El filme Quién teme a Virginia Wolf fue un reality show de su convivencia. Ellos interpretaban a una pareja desavenida que pasan la noche en la casa de unos amigos. Todo el filme están borrachos y agarrados del pirucho, pegándose, diciéndose insultos de los más procaces y soeces, tanto que los espectadores salía del cine convencidos de que así eran en la vida real.

En sus momentos de calma se mimaban como periquitos. Richard era un manirroto: todo era poco para ella. Le regaló dos de los diamantes más grandes del mundo, el Krupp y el Taj-Majal, que le costó un millón de dólares.
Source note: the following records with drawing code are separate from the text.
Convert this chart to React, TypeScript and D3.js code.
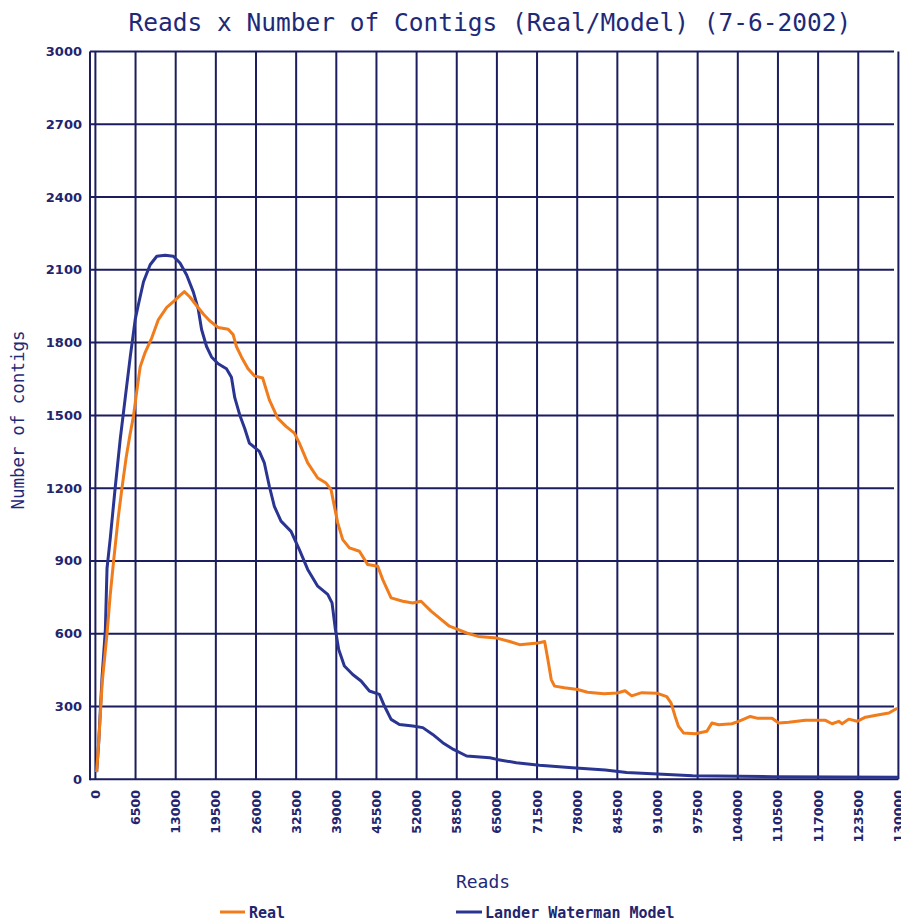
import React from "react";
import * as d3 from "d3";

const xTicks = d3.range(0, 130001, 6500);
const yTicks = d3.range(0, 3001, 300);

const realReads = [200, 600, 1100, 1880, 2400, 2950, 3700, 4300, 5000, 5600, 6180, 6700, 7250, 8060, 9130, 10200, 11550, 12900, 13700, 14400, 15300, 16400, 17500, 18500, 19900, 21500, 22300, 22830, 23640, 24710, 25730, 27080, 28160, 29510, 30860, 32210, 33020, 34370, 35990, 37340, 38150, 38690, 39230, 40040, 41120, 42740, 44090, 45710, 46520, 47870, 49760, 51380, 52720, 54340, 55960, 57310, 58660, 60100, 61970, 65000, 67070, 68670, 71660, 72730, 73260, 73800, 74330, 75930, 78070, 79670, 82340, 84500, 85740, 86820, 88450, 90880, 92500, 93210, 93860, 94400, 95210, 97100, 99000, 99810, 100890, 103050, 104130, 106020, 107100, 109540, 110620, 112240, 114940, 118190, 119270, 120350, 120890, 121970, 123320, 124670, 126840, 128460, 129810];
const realContigs = [30, 180, 400, 600, 760, 900, 1080, 1200, 1330, 1420, 1500, 1600, 1700, 1760, 1820, 1895, 1945, 1975, 1995, 2010, 1988, 1952, 1917, 1890, 1862, 1855, 1833, 1784, 1741, 1692, 1663, 1654, 1564, 1489, 1455, 1427, 1386, 1304, 1242, 1221, 1194, 1125, 1057, 988, 954, 940, 885, 878, 823, 748, 734, 727, 734, 693, 659, 631, 618, 603, 589, 582, 568, 555, 562, 568, 493, 411, 384, 377, 370, 359, 353, 356, 365, 344, 357, 355, 341, 314, 259, 218, 191, 188, 198, 232, 225, 229, 239, 259, 252, 252, 232, 235, 243, 243, 229, 239, 229, 248, 239, 256, 266, 273, 293];

const modelReads = [200, 537, 1074, 1612, 1880, 2417, 3223, 4029, 4835, 5640, 6446, 6983, 7789, 8864, 9938, 11281, 12624, 13698, 14773, 15847, 16653, 17190, 17996, 18802, 19876, 21219, 22025, 22562, 23368, 24174, 24920, 26540, 27350, 28160, 28970, 30050, 31670, 33020, 34370, 35990, 37610, 38310, 38850, 39390, 40310, 41660, 43010, 44360, 45980, 46790, 47870, 49220, 51380, 53000, 54610, 56230, 57970, 60100, 63840, 65000, 68140, 71880, 77220, 82560, 86000, 91000, 96700, 109700, 130000];
const modelContigs = [30, 152, 419, 616, 869, 996, 1207, 1404, 1573, 1741, 1896, 1959, 2051, 2121, 2156, 2160, 2156, 2128, 2079, 2009, 1938, 1854, 1784, 1741, 1713, 1692, 1657, 1573, 1502, 1446, 1386, 1352, 1304, 1208, 1125, 1064, 1022, 947, 865, 796, 762, 727, 618, 535, 467, 432, 405, 364, 350, 302, 247, 226, 220, 213, 185, 151, 123, 96, 89, 82, 68, 58, 48, 38, 28, 22, 15, 11, 8];

const seriesNames = ["Real", "Lander Waterman Model"];
const title = "Reads x Number of Contigs (Real/Model) (7-6-2002)";

export default function App() {
  const W = 901, H = 921;
  const x = d3.scaleLinear().domain([0, 130000]).range([95.4, 898.4]);
  const y = d3.scaleLinear().domain([0, 3000]).range([779.3, 51.5]);
  const grid = "#1b1d5e";
  const txt = "#22246e";
  const orange = "#f07c1c";
  const blue = "#2a3592";
  const line = d3.line<[number, number]>().x((d) => x(d[0])).y((d) => y(d[1]));
  const realPts = realReads.map((r, i) => [r, realContigs[i]] as [number, number]);
  const modelPts = modelReads.map((r, i) => [r, modelContigs[i]] as [number, number]);
  const mono = "'DejaVu Sans Mono', monospace";
  const sans = "'DejaVu Sans', sans-serif";
  return (
    <svg width={W} height={H} style={{ position: "fixed", left: 0, top: 0, background: "#fff" }}>
      <rect x={0} y={0} width={W} height={H} fill="#fff" />
      <text x={490} y={31} textAnchor="middle" fontFamily={mono} fontSize={24.5} fill="#1e2a78">{title}</text>
      {yTicks.map((t) => (
        <line key={"h" + t} x1={90} x2={t === 0 ? 898.4 : 894} y1={y(t)} y2={y(t)} stroke={grid} strokeWidth={2} />
      ))}
      {xTicks.map((t) => (
        <line key={"v" + t} x1={x(t)} x2={x(t)} y1={y(3000)} y2={y(0)} stroke={grid} strokeWidth={2} />
      ))}
      <line x1={90} x2={90} y1={y(3000)} y2={y(0) + 1} stroke={grid} strokeWidth={2} />
      {yTicks.map((t) => (
        <text key={"yl" + t} x={82} y={y(t) + 4.5} textAnchor="end" fontFamily={sans} fontWeight="bold" fontSize={13} fill={txt}>{t}</text>
      ))}
      {xTicks.map((t) => (
        <text key={"xl" + t} transform={`translate(${x(t) + 4.5},790) rotate(-90)`} textAnchor="end" fontFamily={sans} fontWeight="bold" fontSize={12.6} fill={txt}>{t}</text>
      ))}
      <path d={line(modelPts) || ""} fill="none" stroke={blue} strokeWidth={3} strokeLinejoin="round" />
      <path d={line(realPts) || ""} fill="none" stroke={orange} strokeWidth={3} strokeLinejoin="round" />
      <text transform="translate(24,420) rotate(-90)" textAnchor="middle" fontFamily={mono} fontSize={17.5} fill="#1e2a78">Number of contigs</text>
      <text x={483} y={888} textAnchor="middle" fontFamily={mono} fontSize={18} fill="#1e2a78">Reads</text>
      <line x1={220} x2={245} y1={912} y2={912} stroke={orange} strokeWidth={3} />
      <text x={249} y={918} fontFamily={mono} fontWeight="bold" fontSize={15} fill={txt}>{seriesNames[0]}</text>
      <line x1={456} x2={482} y1={912} y2={912} stroke={blue} strokeWidth={3} />
      <text x={485} y={918} fontFamily={mono} fontWeight="bold" fontSize={15} fill={txt}>{seriesNames[1]}</text>
    </svg>
  );
}
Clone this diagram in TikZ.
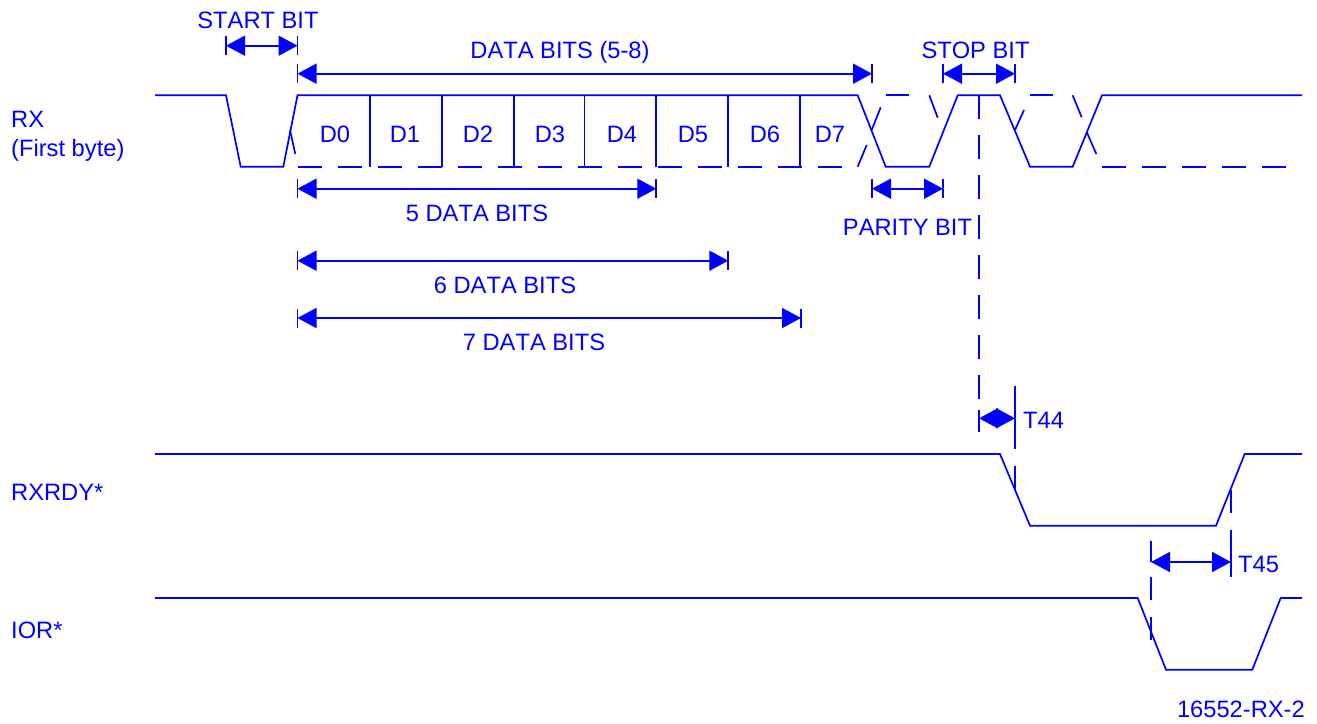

Para un Día de San Valentín le dio la Perla Peregrina, de 50,6 kilates.

Si bien se divorciaron en 1974, se volvieron a casar un año después y definitivamente se separaron en 1976, la Taylor nunca cometió el error de regresarle a Burton sus regalos, menos aún si se trataba de anillos, tiaras, broches o pendientes, sin contar las pinturas de Monet, Picasso, Van Gogh, Pissarro, Renoir, Degas y Rembrandt.

La actriz reveló a Vanity Fair que, tres días antes de la muerte del actor, a causa de una hemorragia cerebral, recibió una carta, pero la guardó en la mesilla de noche y la abrió cuando regresó del funeral.

En la nota Richard le pedía una nueva oportunidad, admitía que solo fue feliz cuando vivió con ella y por eso quería “volver a casa”. “El día que murió yo estaba aún locamente enamorada de él”, aunque Burton estaba casado.

Cerca del final de su vida, a los 58 años, Richard vio la luz y reconoció : “En el fondo nunca nos hemos separado. Y supongo que nunca lo haremos”.

Richard Burton y Elizabeth Taylor se amaron hasta cuando se odiaron; demostraron que si uno sigue su pasión y sigue a su corazón, todo lo que necesita siempre llegará.